Even without running that command, I could now see the space usage of snapshots under snapper list so I assume that setup-quota does the same thing I did by enabling quota manually.

  1. The snapper list space usage showed the initial installation snapshot taking 4.68GiB and all others taking less than 200MiB, so it wasn’t as big a space sink as I suspected.

  2. From here, correlating btrfs qgroup show / with btrfs subvolume list /, I could see /tmp taking up 2G and the easiest way to get the system online.
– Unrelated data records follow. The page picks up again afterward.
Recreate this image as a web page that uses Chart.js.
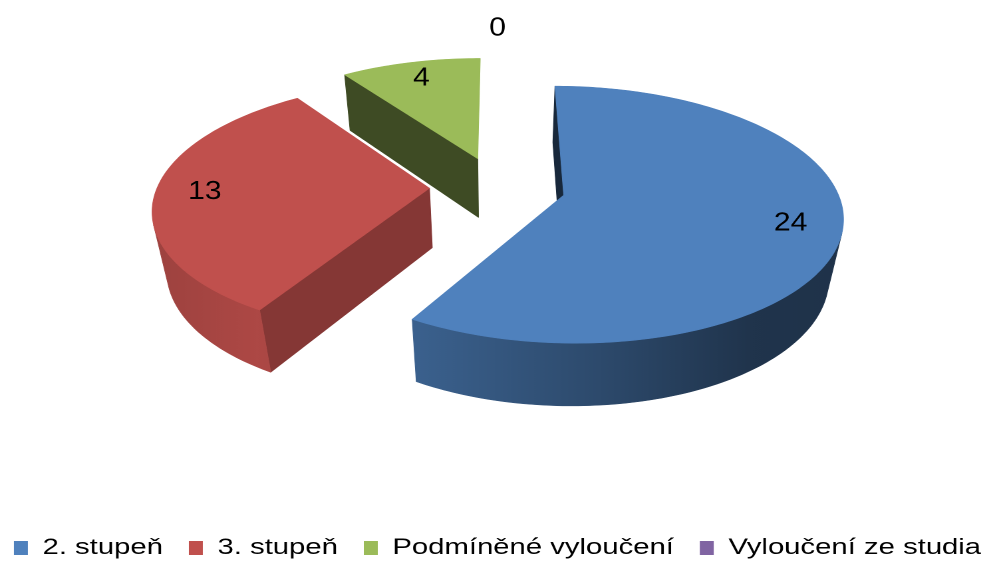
<!DOCTYPE html>
<html>
<head>
<meta charset="utf-8">
<script src="https://cdn.jsdelivr.net/npm/chart.js@4/dist/chart.umd.min.js"></script>
<style>
  html, body { margin: 0; padding: 0; background: #ffffff; }
  canvas { display: block; }
</style>
</head>
<body>
<!-- drawn at 748 logical px wide, shown stretched to the full 995 px width -->
<canvas id="chart" width="748" height="565" style="width:995px;height:565px"></canvas>
<script>
const categories = ['2. stupeň', '3. stupeň', 'Podmíněné vyloučení', 'Vyloučení ze studia'];
const counts = [24, 13, 4, 0];
const sliceColors = ['#4F81BD', '#C0504D', '#9BBB59', '#8064A2'];

// 3D look of the pie
const PIE_RADIUS = 204.5;     // px
const PIE_CENTER_Y = 187;     // px from the top of the canvas
const EXPLODE = 0.25;         // slice pull-out, fraction of the radius
const TILT_DEG = 37;          // view angle above the disc
const CAMERA_DIST = 5.33;     // camera distance, in radii
const THICKNESS = 0.38;       // disc height, in radii
const LABEL_POS = 0.82;       // label distance along the slice mid-line, in radii
const ZERO_LABEL_POS = 1.35;
// rim brightness across the canvas width: [fraction of width, factor]
const RIM_LIGHT = [[0, 0.78], [0.153, 0.82], [0.259, 0.90], [0.414, 0.75], [0.603, 0.57], [0.754, 0.40], [1, 0.37]];

function hexToRgb(h) {
  const n = parseInt(h.slice(1), 16);
  return [(n >> 16) & 255, (n >> 8) & 255, n & 255];
}
function shade(rgb, f) {
  return 'rgb(' + rgb.map(v => Math.max(0, Math.min(255, Math.round(v * f)))).join(',') + ')';
}

const pie3d = {
  id: 'pie3d',
  beforeDatasetsDraw(chart) {
    const ctx = chart.ctx;
    const meta = chart.getDatasetMeta(0);
    const values = chart.data.datasets[0].data;
    const th = TILT_DEG * Math.PI / 180, sinT = Math.sin(th), cosT = Math.cos(th);

    const slices = meta.data.map((arc, i) => {
      const p = arc.getProps(['x', 'y', 'startAngle', 'endAngle', 'outerRadius'], true);
      const mid = (p.startAngle + p.endAngle) / 2;
      const off = arc.options.offset || 0;
      return {
        i, cx: p.x, cy: PIE_CENTER_Y, R: p.outerRadius,
        a0: p.startAngle, a1: p.endAngle, mid,
        ox: off * Math.cos(mid), oz: -off * Math.sin(mid),
        color: hexToRgb(arc.options.backgroundColor)
      };
    });

    // world: X right, Z away from the viewer, y up (px)
    function proj(s, X, Z, y) {
      const L = CAMERA_DIST * s.R;
      const k = L / (L + Z * cosT - y * sinT);
      return [s.cx + X * k, s.cy - (y * cosT + Z * sinT) * k];
    }
    const rimX = (s, t) => s.ox + s.R * Math.cos(t);
    const rimZ = (s, t) => s.oz - s.R * Math.sin(t);
    const camZ = s => -CAMERA_DIST * s.R * cosT;

    function poly(pts, fill) {
      ctx.beginPath();
      pts.forEach((p, k) => (k ? ctx.lineTo(p[0], p[1]) : ctx.moveTo(p[0], p[1])));
      ctx.closePath();
      ctx.fillStyle = fill;
      ctx.strokeStyle = fill;
      ctx.lineWidth = 0.6;
      ctx.lineJoin = 'round';
      ctx.fill();
      ctx.stroke();
    }

    function arcSteps(s) {
      const n = Math.max(2, Math.ceil((s.a1 - s.a0) / (Math.PI / 180)));
      const ts = [];
      for (let k = 0; k <= n; k++) ts.push(s.a0 + (s.a1 - s.a0) * k / n);
      return ts;
    }

    function drawSides(s) {
      const h = -THICKNESS * s.R;
      // flat cut faces (skipped when seen almost edge-on)
      [[s.a0, 1], [s.a1, -1]].forEach(([t, sg]) => {
        const nx = sg * Math.sin(t), nz = sg * Math.cos(t);
        const mx = s.ox + 0.5 * s.R * Math.cos(t), mz = s.oz - 0.5 * s.R * Math.sin(t);
        if (nx * (0 - mx) + nz * (camZ(s) - mz) <= 0.12 * s.R) return;
        const b = 0.487 + 0.177 * nx - 0.10 * nz;
        poly([
          proj(s, s.ox, s.oz, 0), proj(s, rimX(s, t), rimZ(s, t), 0),
          proj(s, rimX(s, t), rimZ(s, t), h), proj(s, s.ox, s.oz, h)
        ], shade(s.color, b));
      });
      // curved rim, only where it faces the camera
      const ts = arcSteps(s);
      const vis = ts.map(t => {
        const nx = Math.cos(t), nz = -Math.sin(t);
        return nx * (0 - rimX(s, t)) + nz * (camZ(s) - rimZ(s, t)) > 0;
      });
      const grad = ctx.createLinearGradient(0, 0, chart.width, 0);
      RIM_LIGHT.forEach(([u, f]) => grad.addColorStop(u, shade(s.color, f)));
      let k = 0;
      while (k < ts.length) {
        if (!vis[k]) { k++; continue; }
        let e = k;
        while (e + 1 < ts.length && vis[e + 1]) e++;
        const from = Math.max(0, k - 1), to = Math.min(ts.length - 1, e + 1);
        const run = ts.slice(from, to + 1);
        const top = run.map(t => proj(s, rimX(s, t), rimZ(s, t), 0));
        const bot = run.map(t => proj(s, rimX(s, t), rimZ(s, t), h)).reverse();
        poly(top.concat(bot), grad);
        k = e + 1;
      }
    }

    function drawTop(s) {
      const pts = [proj(s, s.ox, s.oz, 0)];
      arcSteps(s).forEach(t => pts.push(proj(s, rimX(s, t), rimZ(s, t), 0)));
      poly(pts, shade(s.color, 1));
    }

    const solid = slices.filter(s => s.a1 - s.a0 > 1e-6);
    ctx.save();
    solid.slice().sort((a, b) => b.oz - a.oz).forEach(drawSides);
    solid.forEach(drawTop);

    // value labels
    ctx.font = '26px "Liberation Sans", Arial, sans-serif';
    ctx.fillStyle = '#000000';
    ctx.textAlign = 'center';
    ctx.textBaseline = 'middle';
    slices.forEach(s => {
      const v = values[s.i];
      const f = v > 0 ? LABEL_POS : ZERO_LABEL_POS;
      const [x, y] = proj(s, s.ox + f * s.R * Math.cos(s.mid), s.oz - f * s.R * Math.sin(s.mid), 0);
      ctx.save();
      ctx.translate(x, y);
      ctx.scale(0.87, 1);
      ctx.fillText(String(v), 0, 0);
      ctx.restore();
    });
    ctx.restore();
    return false;
  }
};

new Chart(document.getElementById('chart'), {
  type: 'pie',
  data: {
    labels: categories,
    datasets: [{
      data: counts,
      backgroundColor: sliceColors,
      borderWidth: 0,
      radius: PIE_RADIUS,
      offset: EXPLODE * PIE_RADIUS,
      clip: false
    }]
  },
  options: {
    responsive: false,
    devicePixelRatio: 2,
    animation: false,
    layout: { padding: { top: 0, bottom: -4, left: -20, right: -20 } },
    plugins: {
      tooltip: { enabled: false },
      legend: {
        position: 'bottom',
        labels: {
          color: '#000000',
          font: { family: '"Liberation Sans", Arial, sans-serif', size: 22 },
          boxWidth: 10.5,
          boxHeight: 14,
          padding: 19.5
        }
      }
    }
  },
  plugins: [pie3d]
});
</script>
</body>
</html>
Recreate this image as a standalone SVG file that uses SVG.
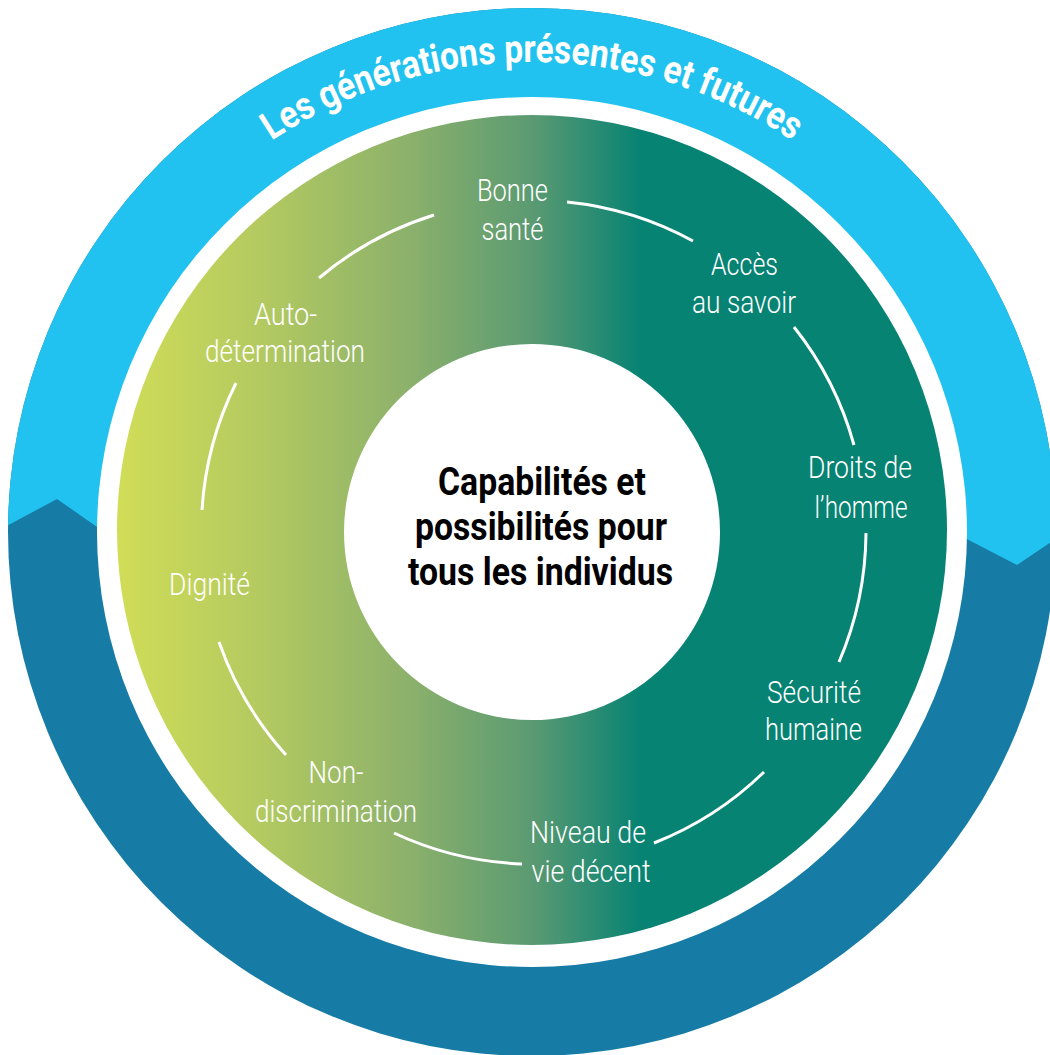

Using ncdu, I deleted the largest files.

  3. I then ran df -h / again to check that space had been freed up. 5.5G is larger than the initial 3.1G available.

df -h /
Filesystem Size Used Avail Use% Mounted on
/dev/mapper/cr_sda2 40G 34G 5.5G 87% /
  1. I then ran snapper rollback to restore to the system prior to the upgrade.

Prevention of Issue

  1. Because of the Copy-on-Write nature of btrfs, I must make sure I have enough space for the preexisting libraries, as well as the new libraries, when doing a full system upgrade.

  2. I must monitor the filesystem usage before upgrades, and prune snapshots and subvolumes if necessary.